▸ **WHAT THE TASK REQUIRES**:
Go through the listing below and gather every line with the word "that".
=======
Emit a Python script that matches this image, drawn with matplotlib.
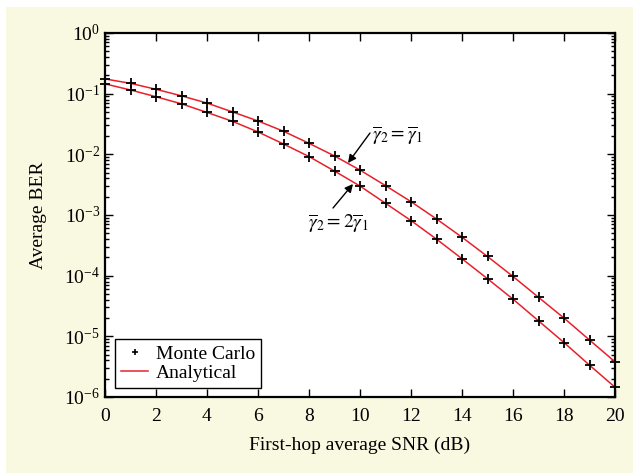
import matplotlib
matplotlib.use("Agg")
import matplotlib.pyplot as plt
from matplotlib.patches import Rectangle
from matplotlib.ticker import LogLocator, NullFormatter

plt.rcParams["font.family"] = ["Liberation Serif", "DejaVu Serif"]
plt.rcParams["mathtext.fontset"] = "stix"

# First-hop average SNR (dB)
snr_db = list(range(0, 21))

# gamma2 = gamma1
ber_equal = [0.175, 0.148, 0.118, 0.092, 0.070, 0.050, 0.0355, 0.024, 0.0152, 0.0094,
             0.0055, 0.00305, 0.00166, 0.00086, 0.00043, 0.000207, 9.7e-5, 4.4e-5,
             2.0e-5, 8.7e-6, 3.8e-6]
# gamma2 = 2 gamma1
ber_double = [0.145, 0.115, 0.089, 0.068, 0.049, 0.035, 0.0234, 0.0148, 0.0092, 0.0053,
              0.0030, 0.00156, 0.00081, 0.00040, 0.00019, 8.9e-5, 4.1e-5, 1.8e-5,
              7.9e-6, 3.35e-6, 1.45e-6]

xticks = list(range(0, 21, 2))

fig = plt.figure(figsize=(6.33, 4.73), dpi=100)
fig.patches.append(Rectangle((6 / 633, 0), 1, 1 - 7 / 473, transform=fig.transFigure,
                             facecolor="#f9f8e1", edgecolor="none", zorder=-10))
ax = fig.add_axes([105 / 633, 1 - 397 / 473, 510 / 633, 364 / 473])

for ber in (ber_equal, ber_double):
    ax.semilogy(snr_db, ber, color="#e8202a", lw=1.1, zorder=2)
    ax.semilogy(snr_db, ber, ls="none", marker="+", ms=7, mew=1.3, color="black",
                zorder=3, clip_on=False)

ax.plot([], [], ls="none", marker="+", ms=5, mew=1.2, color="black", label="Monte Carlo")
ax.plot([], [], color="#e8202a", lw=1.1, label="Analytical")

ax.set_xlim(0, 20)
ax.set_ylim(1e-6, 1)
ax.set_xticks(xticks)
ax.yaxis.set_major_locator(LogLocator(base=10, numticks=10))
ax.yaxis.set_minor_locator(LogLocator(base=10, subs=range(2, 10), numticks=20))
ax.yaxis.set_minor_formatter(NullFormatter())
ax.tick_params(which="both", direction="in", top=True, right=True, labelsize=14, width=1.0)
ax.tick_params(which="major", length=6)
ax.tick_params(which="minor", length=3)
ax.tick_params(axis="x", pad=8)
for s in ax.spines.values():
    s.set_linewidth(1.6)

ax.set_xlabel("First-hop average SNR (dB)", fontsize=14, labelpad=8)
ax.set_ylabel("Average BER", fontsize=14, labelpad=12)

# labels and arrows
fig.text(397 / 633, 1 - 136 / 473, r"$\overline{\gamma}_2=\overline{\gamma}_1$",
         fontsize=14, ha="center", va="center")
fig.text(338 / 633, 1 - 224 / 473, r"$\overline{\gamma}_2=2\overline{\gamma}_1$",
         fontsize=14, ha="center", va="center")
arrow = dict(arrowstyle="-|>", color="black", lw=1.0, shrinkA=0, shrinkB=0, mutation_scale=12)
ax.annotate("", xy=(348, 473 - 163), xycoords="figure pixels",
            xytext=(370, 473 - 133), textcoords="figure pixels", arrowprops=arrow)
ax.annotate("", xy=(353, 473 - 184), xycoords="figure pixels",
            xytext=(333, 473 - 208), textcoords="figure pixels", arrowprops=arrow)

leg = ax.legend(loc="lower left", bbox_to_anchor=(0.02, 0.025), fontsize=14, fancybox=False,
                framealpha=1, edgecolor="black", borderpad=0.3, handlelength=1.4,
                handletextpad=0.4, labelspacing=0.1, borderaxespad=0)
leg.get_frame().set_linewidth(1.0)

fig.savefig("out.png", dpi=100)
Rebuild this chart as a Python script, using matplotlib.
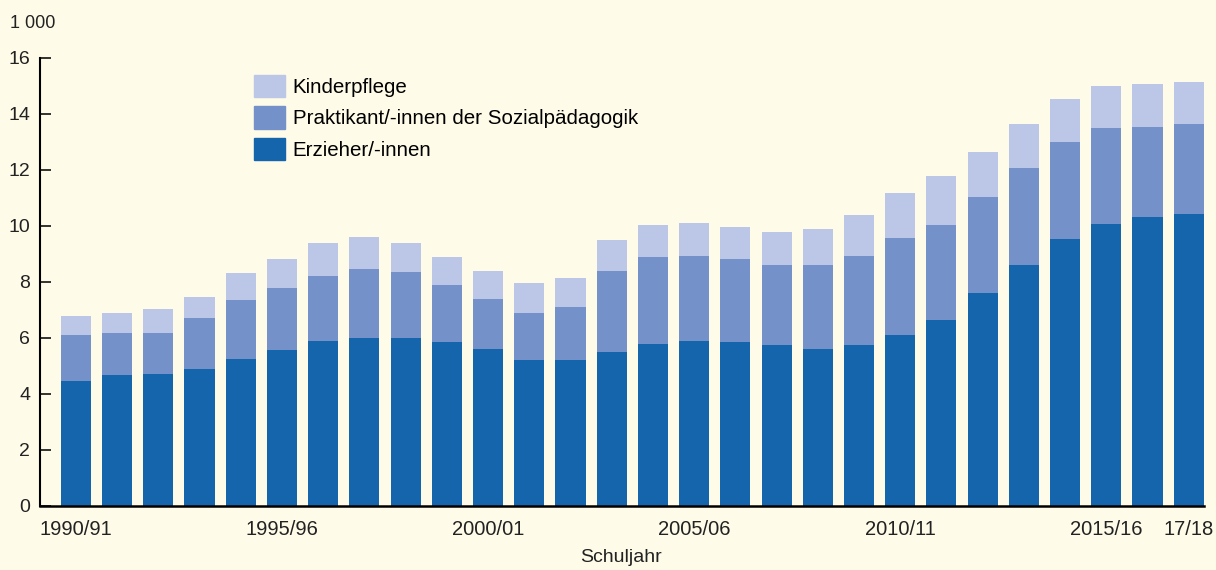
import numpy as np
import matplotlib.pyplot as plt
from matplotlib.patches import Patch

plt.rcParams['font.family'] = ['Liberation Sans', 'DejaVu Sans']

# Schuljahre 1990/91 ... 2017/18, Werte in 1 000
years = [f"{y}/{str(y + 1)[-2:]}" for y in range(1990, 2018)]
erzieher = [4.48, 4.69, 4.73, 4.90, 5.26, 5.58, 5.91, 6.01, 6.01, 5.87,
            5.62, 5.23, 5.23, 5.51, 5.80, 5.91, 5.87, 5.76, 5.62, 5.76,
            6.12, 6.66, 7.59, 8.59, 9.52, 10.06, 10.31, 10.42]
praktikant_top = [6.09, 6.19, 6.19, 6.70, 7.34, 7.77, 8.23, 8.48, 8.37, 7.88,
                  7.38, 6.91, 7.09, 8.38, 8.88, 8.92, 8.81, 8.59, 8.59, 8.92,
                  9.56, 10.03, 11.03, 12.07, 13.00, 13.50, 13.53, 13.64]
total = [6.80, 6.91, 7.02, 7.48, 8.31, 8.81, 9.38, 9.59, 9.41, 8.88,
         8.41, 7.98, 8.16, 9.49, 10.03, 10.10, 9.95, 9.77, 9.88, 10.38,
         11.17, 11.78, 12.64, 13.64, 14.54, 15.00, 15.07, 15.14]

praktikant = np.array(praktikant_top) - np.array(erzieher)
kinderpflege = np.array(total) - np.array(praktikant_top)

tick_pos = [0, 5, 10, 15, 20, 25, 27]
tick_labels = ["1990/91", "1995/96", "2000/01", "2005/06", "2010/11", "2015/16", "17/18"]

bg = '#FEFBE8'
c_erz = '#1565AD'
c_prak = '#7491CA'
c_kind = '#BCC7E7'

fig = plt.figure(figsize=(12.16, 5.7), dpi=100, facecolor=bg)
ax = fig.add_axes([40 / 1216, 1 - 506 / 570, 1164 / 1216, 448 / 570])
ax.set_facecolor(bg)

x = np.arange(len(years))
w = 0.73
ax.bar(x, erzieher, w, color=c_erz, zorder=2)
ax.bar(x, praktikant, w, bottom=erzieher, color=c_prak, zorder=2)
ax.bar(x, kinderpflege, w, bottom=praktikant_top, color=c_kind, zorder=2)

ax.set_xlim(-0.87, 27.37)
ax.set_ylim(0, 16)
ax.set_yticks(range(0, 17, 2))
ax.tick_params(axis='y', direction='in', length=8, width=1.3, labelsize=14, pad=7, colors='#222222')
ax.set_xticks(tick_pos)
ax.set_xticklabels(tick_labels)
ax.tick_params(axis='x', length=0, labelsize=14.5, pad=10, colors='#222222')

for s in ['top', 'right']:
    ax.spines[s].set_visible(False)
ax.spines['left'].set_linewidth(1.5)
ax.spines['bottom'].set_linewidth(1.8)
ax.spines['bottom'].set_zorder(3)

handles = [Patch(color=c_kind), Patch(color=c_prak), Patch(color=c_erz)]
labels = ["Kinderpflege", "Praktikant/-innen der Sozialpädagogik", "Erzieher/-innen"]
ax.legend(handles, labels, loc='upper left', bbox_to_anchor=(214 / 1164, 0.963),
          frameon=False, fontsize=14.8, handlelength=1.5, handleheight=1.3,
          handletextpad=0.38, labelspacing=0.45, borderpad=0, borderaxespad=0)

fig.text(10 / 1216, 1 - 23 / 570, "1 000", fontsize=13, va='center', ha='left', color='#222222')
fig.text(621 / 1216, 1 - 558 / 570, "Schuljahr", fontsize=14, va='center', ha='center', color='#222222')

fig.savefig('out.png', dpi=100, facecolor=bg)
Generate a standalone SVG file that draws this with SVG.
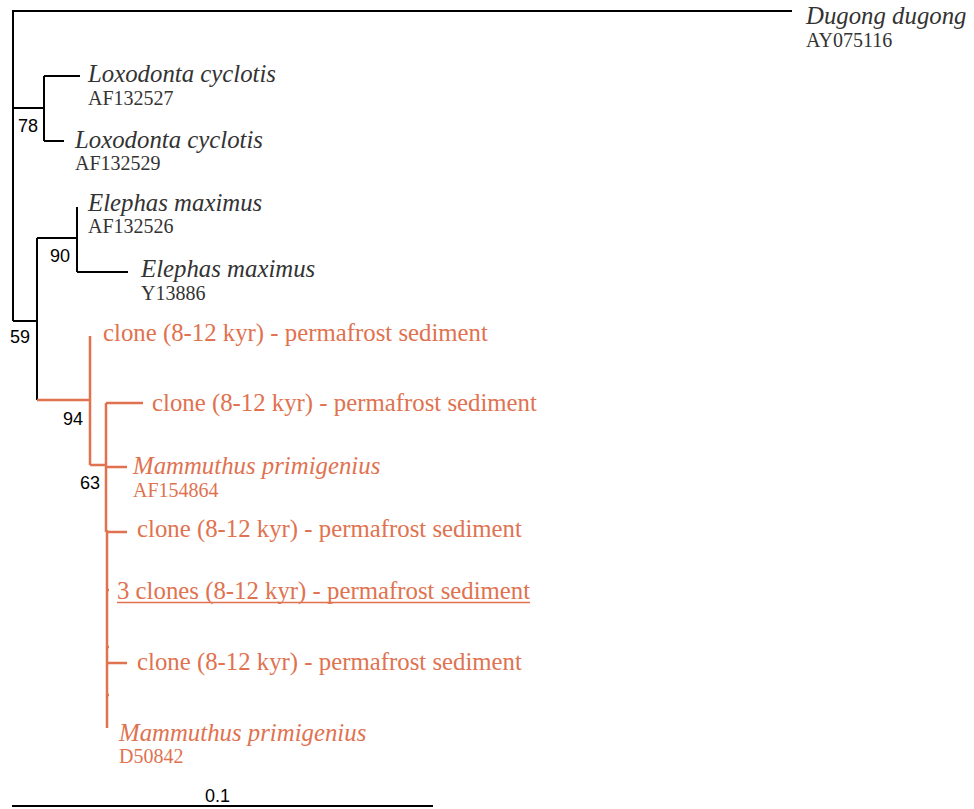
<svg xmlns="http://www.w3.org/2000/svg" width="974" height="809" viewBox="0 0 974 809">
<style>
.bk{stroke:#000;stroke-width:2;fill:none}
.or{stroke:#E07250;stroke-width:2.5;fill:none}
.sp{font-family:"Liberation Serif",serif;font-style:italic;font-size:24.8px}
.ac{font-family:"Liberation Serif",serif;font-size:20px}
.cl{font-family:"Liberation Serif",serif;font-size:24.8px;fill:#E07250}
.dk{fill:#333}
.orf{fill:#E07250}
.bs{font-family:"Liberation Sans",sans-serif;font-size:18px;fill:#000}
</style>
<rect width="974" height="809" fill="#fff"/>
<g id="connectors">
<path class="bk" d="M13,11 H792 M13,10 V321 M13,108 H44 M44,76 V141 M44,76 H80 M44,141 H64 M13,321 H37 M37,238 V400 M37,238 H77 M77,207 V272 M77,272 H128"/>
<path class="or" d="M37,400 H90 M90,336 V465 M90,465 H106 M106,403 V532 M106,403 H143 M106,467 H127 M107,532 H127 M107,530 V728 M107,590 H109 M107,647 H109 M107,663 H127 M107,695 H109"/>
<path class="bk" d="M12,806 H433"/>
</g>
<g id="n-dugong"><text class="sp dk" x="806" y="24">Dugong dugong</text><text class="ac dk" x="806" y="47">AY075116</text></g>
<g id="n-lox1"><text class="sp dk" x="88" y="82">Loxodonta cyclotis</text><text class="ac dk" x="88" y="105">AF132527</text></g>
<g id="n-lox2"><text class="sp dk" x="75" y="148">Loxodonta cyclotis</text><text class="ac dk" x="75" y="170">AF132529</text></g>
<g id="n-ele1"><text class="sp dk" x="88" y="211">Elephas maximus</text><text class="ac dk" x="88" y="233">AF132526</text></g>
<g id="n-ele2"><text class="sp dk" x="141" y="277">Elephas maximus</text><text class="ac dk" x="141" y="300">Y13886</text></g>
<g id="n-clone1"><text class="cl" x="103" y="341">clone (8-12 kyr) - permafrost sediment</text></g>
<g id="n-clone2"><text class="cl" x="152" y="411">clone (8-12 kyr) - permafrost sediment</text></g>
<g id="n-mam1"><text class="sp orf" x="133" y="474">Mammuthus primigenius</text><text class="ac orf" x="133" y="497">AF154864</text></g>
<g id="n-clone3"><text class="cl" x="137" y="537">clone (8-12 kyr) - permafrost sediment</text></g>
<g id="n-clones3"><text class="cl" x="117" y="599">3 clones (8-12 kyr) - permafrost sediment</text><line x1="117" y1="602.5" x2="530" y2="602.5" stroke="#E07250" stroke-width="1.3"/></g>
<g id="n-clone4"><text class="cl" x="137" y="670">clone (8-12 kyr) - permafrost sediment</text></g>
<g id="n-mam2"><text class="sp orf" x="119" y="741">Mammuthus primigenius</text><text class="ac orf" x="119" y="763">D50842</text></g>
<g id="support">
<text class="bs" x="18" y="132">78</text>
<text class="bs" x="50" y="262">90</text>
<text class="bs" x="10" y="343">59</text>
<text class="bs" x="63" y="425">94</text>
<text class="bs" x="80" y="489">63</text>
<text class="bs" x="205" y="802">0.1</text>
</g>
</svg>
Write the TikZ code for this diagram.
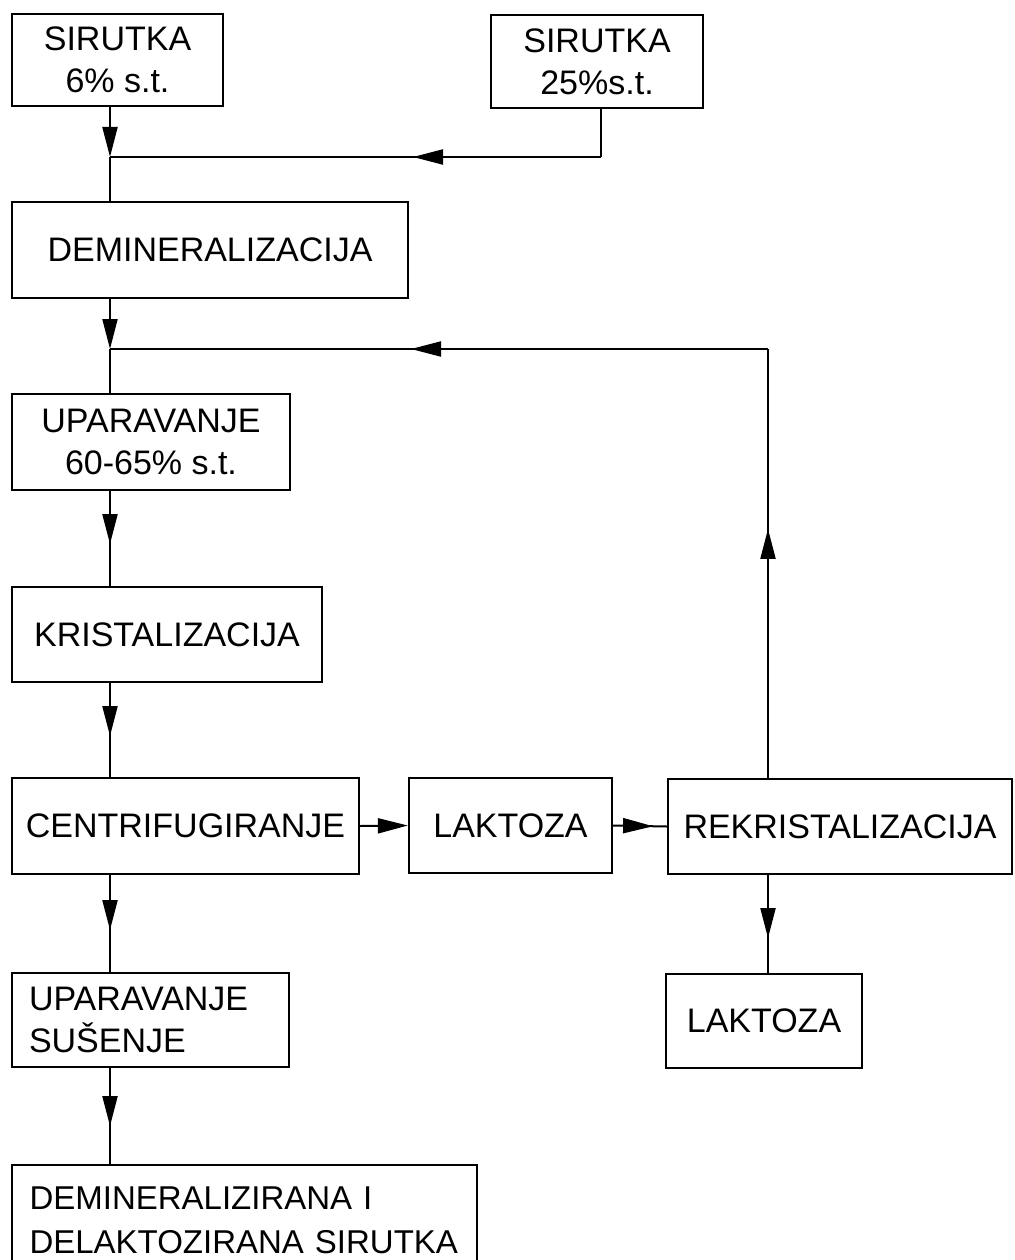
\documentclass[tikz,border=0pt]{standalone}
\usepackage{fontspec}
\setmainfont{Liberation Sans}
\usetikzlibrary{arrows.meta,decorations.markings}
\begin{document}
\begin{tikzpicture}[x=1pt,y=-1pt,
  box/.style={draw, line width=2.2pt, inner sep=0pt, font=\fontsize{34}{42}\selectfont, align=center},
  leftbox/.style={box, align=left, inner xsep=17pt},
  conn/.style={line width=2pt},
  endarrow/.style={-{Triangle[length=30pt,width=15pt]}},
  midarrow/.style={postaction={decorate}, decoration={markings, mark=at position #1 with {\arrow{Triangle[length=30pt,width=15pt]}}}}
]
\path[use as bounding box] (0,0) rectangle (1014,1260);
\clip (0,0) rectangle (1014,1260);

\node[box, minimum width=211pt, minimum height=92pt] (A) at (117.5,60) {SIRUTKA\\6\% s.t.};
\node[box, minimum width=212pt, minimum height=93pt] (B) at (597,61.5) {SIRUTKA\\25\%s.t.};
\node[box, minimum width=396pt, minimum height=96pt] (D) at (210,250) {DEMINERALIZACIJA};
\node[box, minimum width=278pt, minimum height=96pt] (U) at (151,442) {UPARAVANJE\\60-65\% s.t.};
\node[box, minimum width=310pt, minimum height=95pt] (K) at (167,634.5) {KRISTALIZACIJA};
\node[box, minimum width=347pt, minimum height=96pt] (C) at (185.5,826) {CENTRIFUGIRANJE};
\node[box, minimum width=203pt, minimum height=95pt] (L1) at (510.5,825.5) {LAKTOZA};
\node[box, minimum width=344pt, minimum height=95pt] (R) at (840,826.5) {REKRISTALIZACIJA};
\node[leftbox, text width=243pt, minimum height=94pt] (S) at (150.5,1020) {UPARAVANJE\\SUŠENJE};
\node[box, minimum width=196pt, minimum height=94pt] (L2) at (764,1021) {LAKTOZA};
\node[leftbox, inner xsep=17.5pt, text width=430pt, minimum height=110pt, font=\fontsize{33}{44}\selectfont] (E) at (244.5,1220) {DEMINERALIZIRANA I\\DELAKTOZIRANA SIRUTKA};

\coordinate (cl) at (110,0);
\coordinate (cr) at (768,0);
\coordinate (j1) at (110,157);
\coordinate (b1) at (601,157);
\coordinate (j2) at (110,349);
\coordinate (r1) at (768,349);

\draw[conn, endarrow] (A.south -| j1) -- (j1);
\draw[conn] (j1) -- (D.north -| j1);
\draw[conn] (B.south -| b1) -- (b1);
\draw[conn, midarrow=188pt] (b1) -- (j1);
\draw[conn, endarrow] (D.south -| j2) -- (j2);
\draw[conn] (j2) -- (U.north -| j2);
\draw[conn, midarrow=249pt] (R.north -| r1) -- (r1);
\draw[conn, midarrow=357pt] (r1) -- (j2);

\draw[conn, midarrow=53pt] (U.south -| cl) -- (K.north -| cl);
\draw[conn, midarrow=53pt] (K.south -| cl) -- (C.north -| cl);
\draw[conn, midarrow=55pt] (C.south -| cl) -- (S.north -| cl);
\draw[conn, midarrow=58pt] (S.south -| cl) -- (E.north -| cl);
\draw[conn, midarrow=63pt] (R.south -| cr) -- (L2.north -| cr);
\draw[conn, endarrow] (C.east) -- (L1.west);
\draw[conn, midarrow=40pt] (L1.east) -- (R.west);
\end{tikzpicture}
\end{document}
=======
▸ **EXERCISE RESULT**:
Emit a Python script that matches this image, drawn with matplotlib.
Generate a standalone SVG file that draws this with SVG.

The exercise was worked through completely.